Abbiamo vissuto per decenni il verbo del decentramento – quando la vulgata era guidata dal Pci, con l’obiettivo di controllare i territori, le periferie, visto che il centro della Prima Repubblica era saldamente nelle mani della Democrazia Cristiana e dei suoi alleati – poi è subentrata la cultura politica dell’autonomia: a proporla, a parti invertite, erano le forze del centro-destra (in testa la Lega).
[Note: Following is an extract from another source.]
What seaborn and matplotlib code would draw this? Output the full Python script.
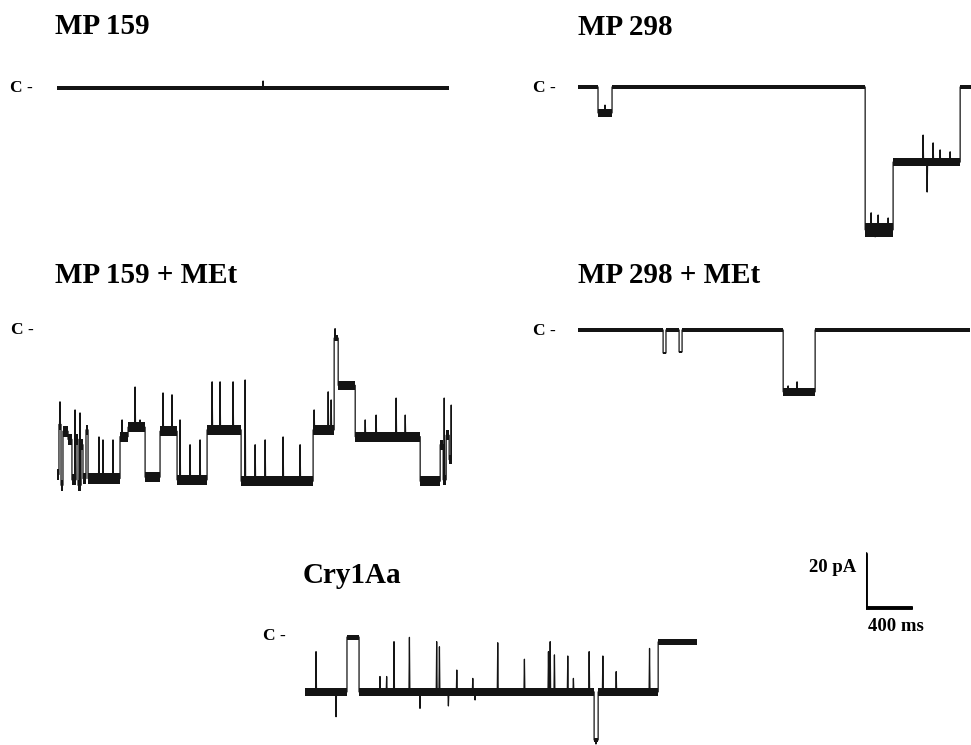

In entrambe le varianti – decentramento e autonomia – si è frainteso un obiettivo più che legittimo (avvicinare l’orecchio dei Palazzi alle comunità locali e alle loro caratteristiche, diverse e disomogenee) con un metodo inopportuno: delocalizzare e frantumare le decisioni della spesa pubblica.

Quando, da presidente Inps, ebbi l’occasione di promuovere la creazione di una precoce (e persino prematura, rispetto alle sensibilità vigenti all’epoca) Centrale unica degli acquisti mi trovai molti nemici. L’Istituto è un ente nazionale, con fortissime articolazioni territoriali, cioè con piccoli e grandi luoghi di resistenza del potere. Cedere le prerogative al centro, per ottimizzare le risorse, fu percepito (non a torto) come una restituzione di deleghe di spesa. Nella gestione del patrimonio immobiliare e in quella dei contratti di servizio volle dire sottrarre potere al territorio, in cambio di una trasparenza assoluta e di un risparmio evidente. L’ascolto e la decisione non sono fatti immediatamente conseguenti.
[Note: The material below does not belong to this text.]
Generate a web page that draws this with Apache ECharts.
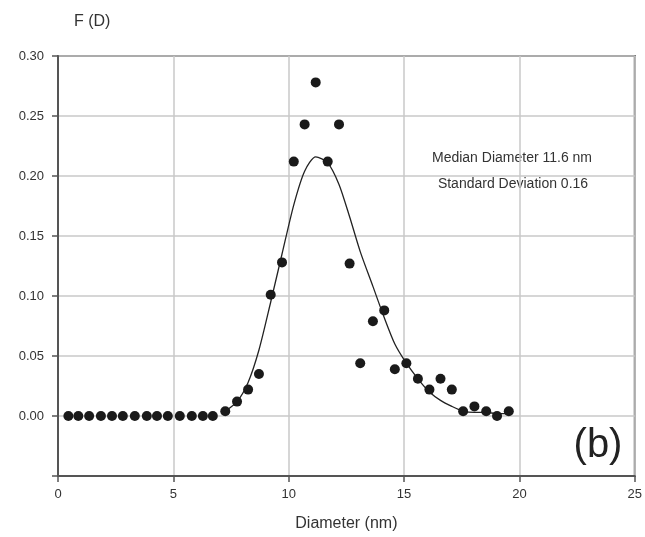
<!DOCTYPE html>
<html>
<head>
<meta charset="utf-8">
<script src="https://cdn.jsdelivr.net/npm/echarts@6/dist/echarts.min.js"></script>
<style>
html,body{margin:0;padding:0;background:#fff;}
#chart{width:645px;height:537px;}
</style>
</head>
<body>
<div id="chart"></div>
<script>
// Measured distribution points (diameter in nm, F(D))
var pointDiameters = [0.45,0.88,1.35,1.86,2.34,2.81,3.33,3.85,4.29,4.76,5.28,5.80,6.28,6.71,7.25,7.76,8.24,8.71,9.22,9.71,10.22,10.69,11.17,11.69,12.18,12.64,13.10,13.65,14.14,14.60,15.10,15.60,16.10,16.58,17.07,17.56,18.05,18.56,19.03,19.54];
var pointValues = [0,0,0,0,0,0,0,0,0,0,0,0,0,0,0.004,0.012,0.022,0.035,0.101,0.128,0.212,0.243,0.278,0.212,0.243,0.127,0.044,0.079,0.088,0.039,0.044,0.031,0.022,0.031,0.022,0.004,0.008,0.004,0.000,0.004];
// Fitted curve
var curveDiameters = [7.25,7.76,8.24,8.71,9.22,9.71,10.22,10.69,11.17,11.69,12.18,12.64,13.10,13.65,14.14,14.60,15.10,15.60,16.10,16.58,17.07,17.56,18.05,18.56,19.03,19.54];
var curveValues = [0.004,0.012,0.028,0.055,0.095,0.135,0.176,0.204,0.216,0.211,0.193,0.166,0.137,0.108,0.082,0.060,0.044,0.031,0.020,0.013,0.008,0.004,0.003,0.003,0.002,0.002];
// Axis ticks
var xTicks = [0,5,10,15,20,25];
var yTicks = [0.00,0.05,0.10,0.15,0.20,0.25,0.30];
var annotationLines = ['Median Diameter 11.6 nm','Standard Deviation 0.16'];
var panelLabel = '(b)';
var yAxisTitle = 'F (D)';
var xAxisTitle = 'Diameter (nm)';

var chart = echarts.init(document.getElementById('chart'));
var font = 'Liberation Sans, Arial, sans-serif';
var pts = pointDiameters.map(function(d,i){return [d, pointValues[i]];});
var crv = curveDiameters.map(function(d,i){return [d, curveValues[i]];});

chart.setOption({
  animation:false,
  backgroundColor:'#fff',
  textStyle:{fontFamily:font},
  grid:{left:58,right:9,top:56,bottom:61,show:true,borderColor:'#555',borderWidth:2,backgroundColor:'transparent'},
  xAxis:{
    type:'value',min:xTicks[0],max:xTicks[xTicks.length-1],interval:5,
    name:xAxisTitle,nameLocation:'middle',nameGap:40,
    nameTextStyle:{fontSize:16,color:'#333',fontFamily:font},
    axisLine:{show:true,onZero:false,lineStyle:{color:'#555',width:2}},
    axisTick:{show:true,length:6,lineStyle:{color:'#555',width:1.5}},
    axisLabel:{fontSize:13,color:'#333',margin:12,fontFamily:font},
    splitLine:{show:true,lineStyle:{color:'#c8c8c8',width:1.5}}
  },
  yAxis:{
    type:'value',min:-0.05,max:yTicks[yTicks.length-1],interval:0.05,
    axisLine:{show:true,onZero:false,lineStyle:{color:'#555',width:2}},
    axisTick:{show:true,length:6,lineStyle:{color:'#555',width:1.5}},
    axisLabel:{fontSize:13,color:'#333',margin:14,fontFamily:font,
      formatter:function(v){ return v < -0.001 ? '' : v.toFixed(2); }},
    splitLine:{show:true,lineStyle:{color:'#c8c8c8',width:1.5}}
  },
  graphic:[
    {type:'text',left:74,top:14,style:{text:yAxisTitle,fontSize:16,fill:'#333',font:'16px '+font}},
    {type:'text',x:512,y:158,style:{text:annotationLines[0],fill:'#333',font:'14px '+font,textAlign:'center',textVerticalAlign:'middle'}},
    {type:'text',x:513,y:184,style:{text:annotationLines[1],fill:'#333',font:'14px '+font,textAlign:'center',textVerticalAlign:'middle'}},
    {type:'text',x:598,y:446,style:{text:panelLabel,fill:'#222',font:'40px '+font,textAlign:'center',textVerticalAlign:'middle'}}
  ],
  series:[
    {type:'line',data:crv,showSymbol:false,symbol:'none',smooth:0.25,
     lineStyle:{color:'#222',width:1.3},z:2},
    {type:'scatter',data:pts,symbol:'circle',symbolSize:10,
     itemStyle:{color:'#1a1a1a',opacity:1},z:3}
  ]
});
</script>
</body>
</html>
L’uno e l’altra hanno tempi e obiettivi distinti. Lo spreco si annida sempre nella parcellizzazione. E a volte si tocca con mano l’incapacità di spendere. In queste settimane anche a Roma si è toccata con mano la contraddizione: l’affidamento delle risorse per lo sfalcio del verde ai Municipi ha finito per rendere impossibile la spesa, con la sempre meno considerata insoddisfazione dei cittadini. Piccoli e grandi casi di inefficienza che non può essere caricata sulle spalle della burocrazia. I burocrati sono innocenti in questo caso. Le scelte scellerate sono della politica, che pensa di amministrare con l’ideologia, o più semplicemente con gli strumenti del consenso. La polverizzazione dei progetti del Pnrr può sembrare uno strumento equo e redistributivo, ma invece nasconde una incapacità di scelta e di programmazione.
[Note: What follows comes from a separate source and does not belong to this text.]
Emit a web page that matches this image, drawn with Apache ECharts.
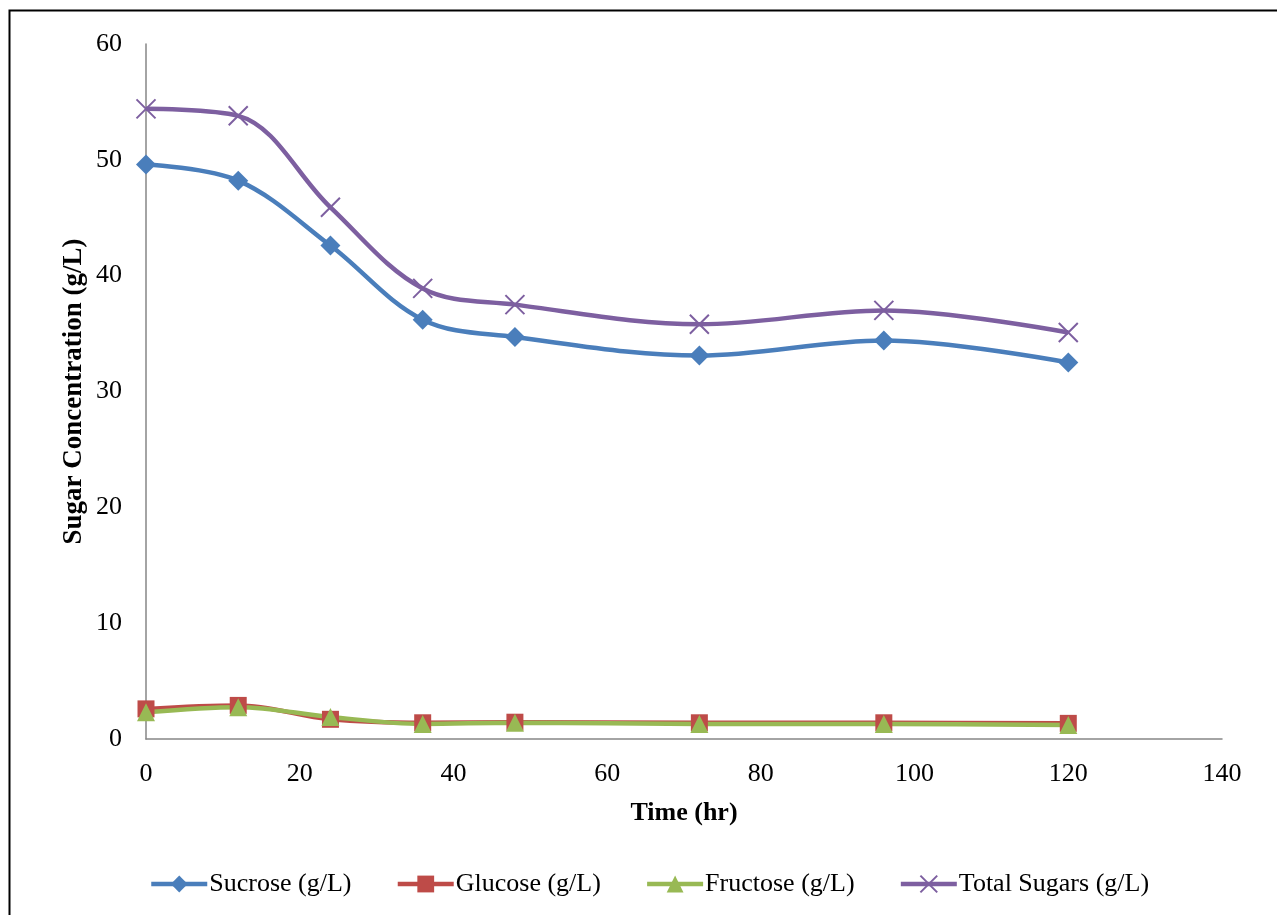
<!DOCTYPE html>
<html>
<head>
<meta charset="utf-8">
<script src="https://cdn.jsdelivr.net/npm/echarts@6/dist/echarts.min.js"></script>
<style>html,body{margin:0;padding:0;background:#fff;}#c{width:1277px;height:915px;}</style>
</head>
<body>
<div id="c"></div>
<script>
const times = [0, 12, 24, 36, 48, 72, 96, 120];
const sucrose = [49.6, 48.2, 42.6, 36.2, 34.7, 33.1, 34.4, 32.5];
const glucose = [2.6, 2.9, 1.7, 1.4, 1.45, 1.4, 1.4, 1.35];
const fructose = [2.3, 2.75, 1.9, 1.3, 1.4, 1.3, 1.3, 1.2];
const totalSugars = [54.4, 53.8, 45.9, 38.9, 37.5, 35.8, 37.0, 35.1];
const xTicks = {min: 0, max: 140, interval: 20};
const yTicks = {min: 0, max: 60, interval: 10};

const pair = arr => times.map((t, i) => [t, arr[i]]);
const font = 'Liberation Serif, Times New Roman, serif';
const chart = echarts.init(document.getElementById('c'));
const mk = (name, data, color, symbol, size, extra) => Object.assign({
  name, type: 'line', data: pair(data), smooth: 0.35,
  symbol, symbolSize: size,
  lineStyle: {color, width: 4.5},
  itemStyle: {color},
  emphasis: {disabled: true}
}, extra || {});
chart.setOption({
  animation: false,
  textStyle: {fontFamily: font},
  grid: {left: 146, right: 55, top: 44, bottom: 176},
  graphic: [{type: 'rect', left: 7, top: 8, shape: {width: 1320, height: 1000},
    style: {fill: 'none', stroke: '#000', lineWidth: 2}, silent: true}],
  xAxis: {
    type: 'value', min: xTicks.min, max: xTicks.max, interval: xTicks.interval,
    name: 'Time (hr)', nameLocation: 'middle', nameGap: 61, nameMoveOverlap: false,
    nameTextStyle: {fontFamily: font, fontSize: 26, fontWeight: 'bold', color: '#000'},
    axisLine: {lineStyle: {color: '#868686', width: 1.5}},
    axisTick: {show: false},
    splitLine: {show: false},
    axisLabel: {fontFamily: font, fontSize: 26, color: '#000', margin: 22}
  },
  yAxis: {
    type: 'value', min: yTicks.min, max: yTicks.max, interval: yTicks.interval,
    name: 'Sugar Concentration (g/L)', nameLocation: 'middle', nameGap: 58, nameMoveOverlap: false,
    nameTextStyle: {fontFamily: font, fontSize: 27, fontWeight: 'bold', color: '#000'},
    axisLine: {show: true, lineStyle: {color: '#868686', width: 1.5}},
    axisTick: {show: false},
    splitLine: {show: false},
    axisLabel: {fontFamily: font, fontSize: 26, color: '#000', margin: 24}
  },
  legend: {
    bottom: 13, left: 144, itemWidth: 56, itemHeight: 21, itemGap: 44,
    lineStyle: {width: 4.5},
    textStyle: {fontFamily: font, fontSize: 26, color: '#000', padding: [0, 0, 0, -3]},
    data: ['Sucrose (g/L)', 'Glucose (g/L)', 'Fructose (g/L)', 'Total Sugars (g/L)']
  },
  series: [
    mk('Sucrose (g/L)', sucrose, '#4a7ebb', 'diamond', 20),
    mk('Glucose (g/L)', glucose, '#be4b48', 'rect', 17),
    mk('Fructose (g/L)', fructose, '#98b954', 'triangle', 18),
    mk('Total Sugars (g/L)', totalSugars, '#7d5fa0', 'path://M0,0L10,10M10,0L0,10', 19,
      {itemStyle: {color: 'rgba(0,0,0,0)', borderColor: '#7d5fa0', borderWidth: 2}})
  ]
});
</script>
</body>
</html>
Troppe stazioni appaltanti, troppi centri di spesa, troppa poca preparazione e competenza per organizzare e gestire una gara. Un problema serio per il Paese, visto che il 75% dei 191 miliardi (e rotti) del Pnrr è indirizzato a contratti pubblici. L’analiticità dell’ascolto – e qui decentramento o autonomia sono essenziali – non può rinunciare alla sintesi politica e all’ottimizzazione finanziaria. Le centrali di acquisto nella Pubblica Amministrazione sono essenziali tanto quanto in qualunque soggetto che spende: tanto più se la spesa (e la spesa pubblica in particolare) è motore di sviluppo e di crescita economica e sociale.

Efficacia ed efficienza hanno bisogno di riportare al centro alcune funzioni dell’amministrazione pubblica, senza contraddire i modelli di autonomia funzionale, senza indulgere in un centralismo arrogante e autistico. Il pendolo tra centro e periferia deve inseguire il bisogno dei cittadini e l’efficienza dell’amministrazione, non la gestione del potere dei Palazzi più o meno decentrati.